Exercise description => Below are some records. Retype exactly the lines from the one containing "Clone this chart in D3.js." through the one containing "const LINE_COLOR = '#6a8cc6'", both included, skipping every picture.

---------- Supplied data

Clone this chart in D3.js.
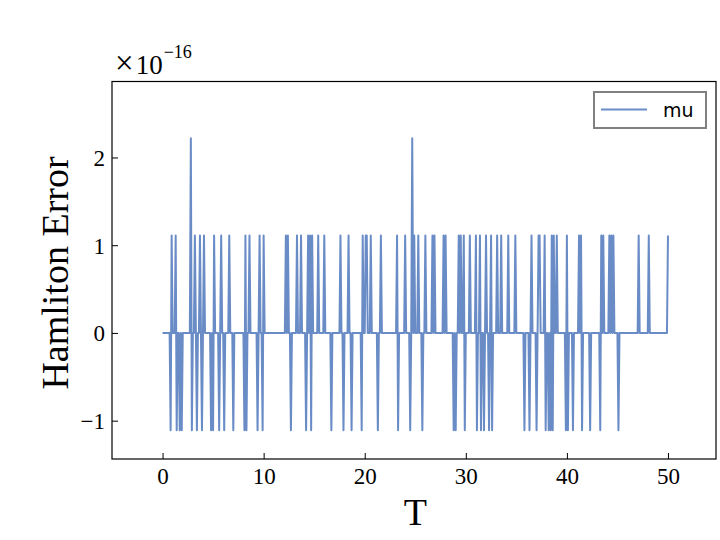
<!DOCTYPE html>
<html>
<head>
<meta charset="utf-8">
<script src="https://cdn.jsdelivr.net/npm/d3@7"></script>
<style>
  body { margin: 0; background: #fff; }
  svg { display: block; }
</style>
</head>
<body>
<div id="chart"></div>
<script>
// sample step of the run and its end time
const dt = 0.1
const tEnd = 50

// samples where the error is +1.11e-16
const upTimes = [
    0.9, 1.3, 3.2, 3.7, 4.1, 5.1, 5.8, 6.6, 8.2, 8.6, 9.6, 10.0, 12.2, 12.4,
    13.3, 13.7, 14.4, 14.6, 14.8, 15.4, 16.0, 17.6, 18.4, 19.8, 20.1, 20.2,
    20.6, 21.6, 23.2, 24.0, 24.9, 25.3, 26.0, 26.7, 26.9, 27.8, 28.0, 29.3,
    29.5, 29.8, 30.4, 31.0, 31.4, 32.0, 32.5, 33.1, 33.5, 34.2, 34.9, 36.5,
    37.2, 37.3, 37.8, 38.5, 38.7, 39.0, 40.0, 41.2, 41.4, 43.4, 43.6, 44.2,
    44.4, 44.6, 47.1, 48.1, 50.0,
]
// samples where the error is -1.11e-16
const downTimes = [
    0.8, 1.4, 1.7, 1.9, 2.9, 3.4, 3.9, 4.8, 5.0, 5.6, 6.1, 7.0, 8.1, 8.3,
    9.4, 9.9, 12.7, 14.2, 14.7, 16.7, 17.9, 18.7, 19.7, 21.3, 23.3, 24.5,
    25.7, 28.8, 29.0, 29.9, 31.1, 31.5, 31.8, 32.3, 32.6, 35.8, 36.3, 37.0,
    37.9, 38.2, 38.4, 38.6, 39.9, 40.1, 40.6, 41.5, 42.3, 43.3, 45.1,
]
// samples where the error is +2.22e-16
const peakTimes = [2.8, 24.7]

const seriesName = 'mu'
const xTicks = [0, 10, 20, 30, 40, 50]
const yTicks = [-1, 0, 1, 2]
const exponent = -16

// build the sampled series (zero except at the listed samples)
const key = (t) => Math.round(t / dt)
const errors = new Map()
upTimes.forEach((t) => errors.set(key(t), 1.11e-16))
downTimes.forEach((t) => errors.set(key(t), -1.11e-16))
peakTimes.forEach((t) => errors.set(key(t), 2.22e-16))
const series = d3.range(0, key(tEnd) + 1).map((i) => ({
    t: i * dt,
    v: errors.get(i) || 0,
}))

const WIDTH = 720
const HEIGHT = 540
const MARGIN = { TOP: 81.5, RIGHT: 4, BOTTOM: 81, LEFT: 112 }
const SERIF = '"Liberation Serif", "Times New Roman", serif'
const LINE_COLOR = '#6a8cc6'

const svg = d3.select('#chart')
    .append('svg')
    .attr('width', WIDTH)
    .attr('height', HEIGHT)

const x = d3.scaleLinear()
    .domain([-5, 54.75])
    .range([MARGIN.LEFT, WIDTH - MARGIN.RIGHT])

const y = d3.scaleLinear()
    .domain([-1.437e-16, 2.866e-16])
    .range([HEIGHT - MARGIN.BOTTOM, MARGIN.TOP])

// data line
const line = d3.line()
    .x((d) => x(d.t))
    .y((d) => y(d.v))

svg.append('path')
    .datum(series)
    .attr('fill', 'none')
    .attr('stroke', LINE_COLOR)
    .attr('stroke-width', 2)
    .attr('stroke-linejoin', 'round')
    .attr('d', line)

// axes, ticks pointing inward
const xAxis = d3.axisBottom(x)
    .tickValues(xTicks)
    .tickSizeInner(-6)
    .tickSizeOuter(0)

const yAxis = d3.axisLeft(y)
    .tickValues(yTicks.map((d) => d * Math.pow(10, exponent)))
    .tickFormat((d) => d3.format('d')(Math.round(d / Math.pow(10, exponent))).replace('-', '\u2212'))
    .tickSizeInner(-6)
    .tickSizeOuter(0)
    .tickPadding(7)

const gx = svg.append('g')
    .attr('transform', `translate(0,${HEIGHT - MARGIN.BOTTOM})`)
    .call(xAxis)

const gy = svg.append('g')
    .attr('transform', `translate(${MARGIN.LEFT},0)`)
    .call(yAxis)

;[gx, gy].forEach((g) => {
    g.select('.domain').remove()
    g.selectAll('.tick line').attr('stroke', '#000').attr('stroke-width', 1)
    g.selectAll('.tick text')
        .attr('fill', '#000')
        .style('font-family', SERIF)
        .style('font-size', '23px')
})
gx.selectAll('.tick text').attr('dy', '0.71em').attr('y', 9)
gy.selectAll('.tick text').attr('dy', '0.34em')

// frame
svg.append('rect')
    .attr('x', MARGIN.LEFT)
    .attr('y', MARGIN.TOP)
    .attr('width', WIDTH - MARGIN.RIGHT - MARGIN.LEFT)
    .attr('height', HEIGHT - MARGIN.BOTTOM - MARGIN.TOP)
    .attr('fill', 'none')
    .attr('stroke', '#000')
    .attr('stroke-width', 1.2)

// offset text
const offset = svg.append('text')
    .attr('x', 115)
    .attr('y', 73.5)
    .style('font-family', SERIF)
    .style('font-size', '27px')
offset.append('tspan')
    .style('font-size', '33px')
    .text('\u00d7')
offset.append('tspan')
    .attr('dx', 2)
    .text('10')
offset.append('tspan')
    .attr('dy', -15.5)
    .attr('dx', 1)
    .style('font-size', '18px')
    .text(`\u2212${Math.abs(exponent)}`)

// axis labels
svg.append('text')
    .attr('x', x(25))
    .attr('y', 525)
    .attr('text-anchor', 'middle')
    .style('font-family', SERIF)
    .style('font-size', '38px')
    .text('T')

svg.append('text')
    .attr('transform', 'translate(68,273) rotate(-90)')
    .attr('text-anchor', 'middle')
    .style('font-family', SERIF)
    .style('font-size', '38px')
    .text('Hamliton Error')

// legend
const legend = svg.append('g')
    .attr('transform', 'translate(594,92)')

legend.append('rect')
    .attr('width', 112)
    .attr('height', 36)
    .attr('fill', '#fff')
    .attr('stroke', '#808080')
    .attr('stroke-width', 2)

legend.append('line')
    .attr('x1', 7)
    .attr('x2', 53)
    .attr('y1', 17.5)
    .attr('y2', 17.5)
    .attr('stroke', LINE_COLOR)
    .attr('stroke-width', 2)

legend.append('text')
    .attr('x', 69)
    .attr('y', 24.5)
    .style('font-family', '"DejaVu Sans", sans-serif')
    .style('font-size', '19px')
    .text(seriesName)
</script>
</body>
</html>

--------------------
---------- Supplied data

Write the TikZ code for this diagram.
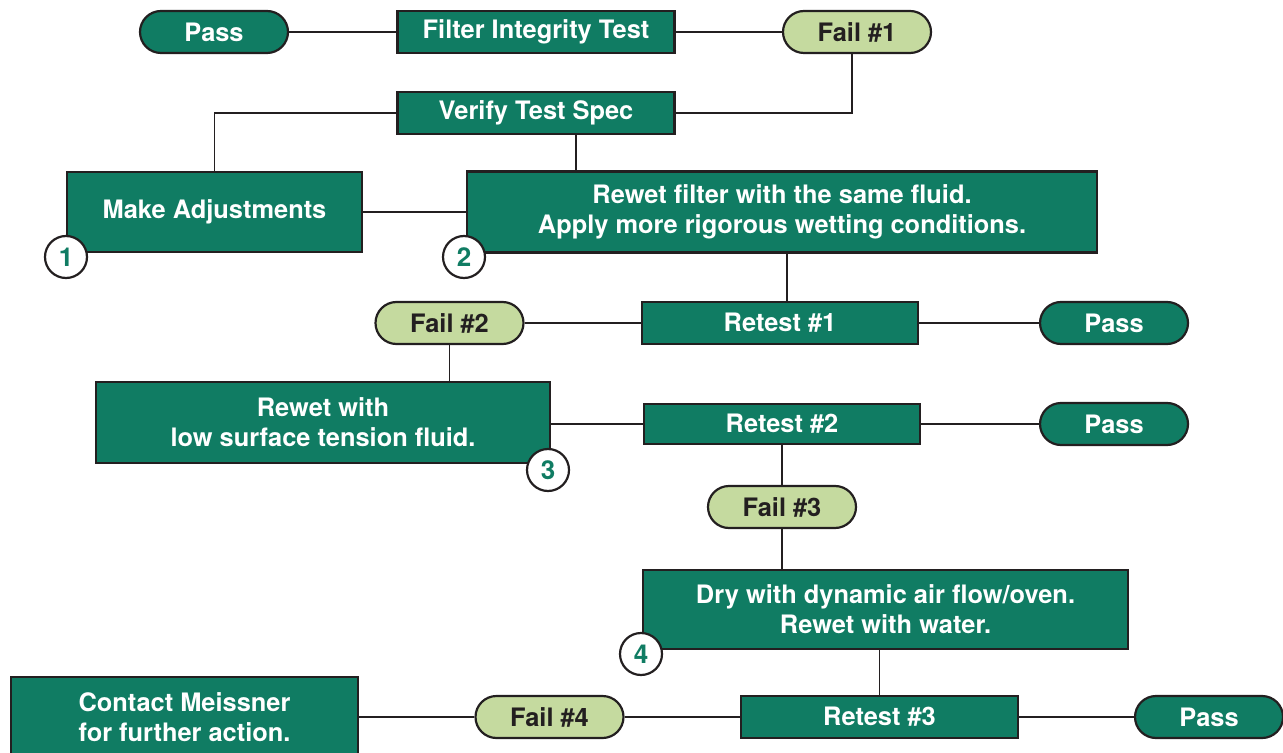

--------------------

Solved problem =>
Clone this chart in D3.js.
<!DOCTYPE html>
<html>
<head>
<meta charset="utf-8">
<script src="https://cdn.jsdelivr.net/npm/d3@7"></script>
<style>
  body { margin: 0; background: #fff; }
  svg { display: block; }
</style>
</head>
<body>
<div id="chart"></div>
<script>
// sample step of the run and its end time
const dt = 0.1
const tEnd = 50

// samples where the error is +1.11e-16
const upTimes = [
    0.9, 1.3, 3.2, 3.7, 4.1, 5.1, 5.8, 6.6, 8.2, 8.6, 9.6, 10.0, 12.2, 12.4,
    13.3, 13.7, 14.4, 14.6, 14.8, 15.4, 16.0, 17.6, 18.4, 19.8, 20.1, 20.2,
    20.6, 21.6, 23.2, 24.0, 24.9, 25.3, 26.0, 26.7, 26.9, 27.8, 28.0, 29.3,
    29.5, 29.8, 30.4, 31.0, 31.4, 32.0, 32.5, 33.1, 33.5, 34.2, 34.9, 36.5,
    37.2, 37.3, 37.8, 38.5, 38.7, 39.0, 40.0, 41.2, 41.4, 43.4, 43.6, 44.2,
    44.4, 44.6, 47.1, 48.1, 50.0,
]
// samples where the error is -1.11e-16
const downTimes = [
    0.8, 1.4, 1.7, 1.9, 2.9, 3.4, 3.9, 4.8, 5.0, 5.6, 6.1, 7.0, 8.1, 8.3,
    9.4, 9.9, 12.7, 14.2, 14.7, 16.7, 17.9, 18.7, 19.7, 21.3, 23.3, 24.5,
    25.7, 28.8, 29.0, 29.9, 31.1, 31.5, 31.8, 32.3, 32.6, 35.8, 36.3, 37.0,
    37.9, 38.2, 38.4, 38.6, 39.9, 40.1, 40.6, 41.5, 42.3, 43.3, 45.1,
]
// samples where the error is +2.22e-16
const peakTimes = [2.8, 24.7]

const seriesName = 'mu'
const xTicks = [0, 10, 20, 30, 40, 50]
const yTicks = [-1, 0, 1, 2]
const exponent = -16

// build the sampled series (zero except at the listed samples)
const key = (t) => Math.round(t / dt)
const errors = new Map()
upTimes.forEach((t) => errors.set(key(t), 1.11e-16))
downTimes.forEach((t) => errors.set(key(t), -1.11e-16))
peakTimes.forEach((t) => errors.set(key(t), 2.22e-16))
const series = d3.range(0, key(tEnd) + 1).map((i) => ({
    t: i * dt,
    v: errors.get(i) || 0,
}))

const WIDTH = 720
const HEIGHT = 540
const MARGIN = { TOP: 81.5, RIGHT: 4, BOTTOM: 81, LEFT: 112 }
const SERIF = '"Liberation Serif", "Times New Roman", serif'
const LINE_COLOR = '#6a8cc6'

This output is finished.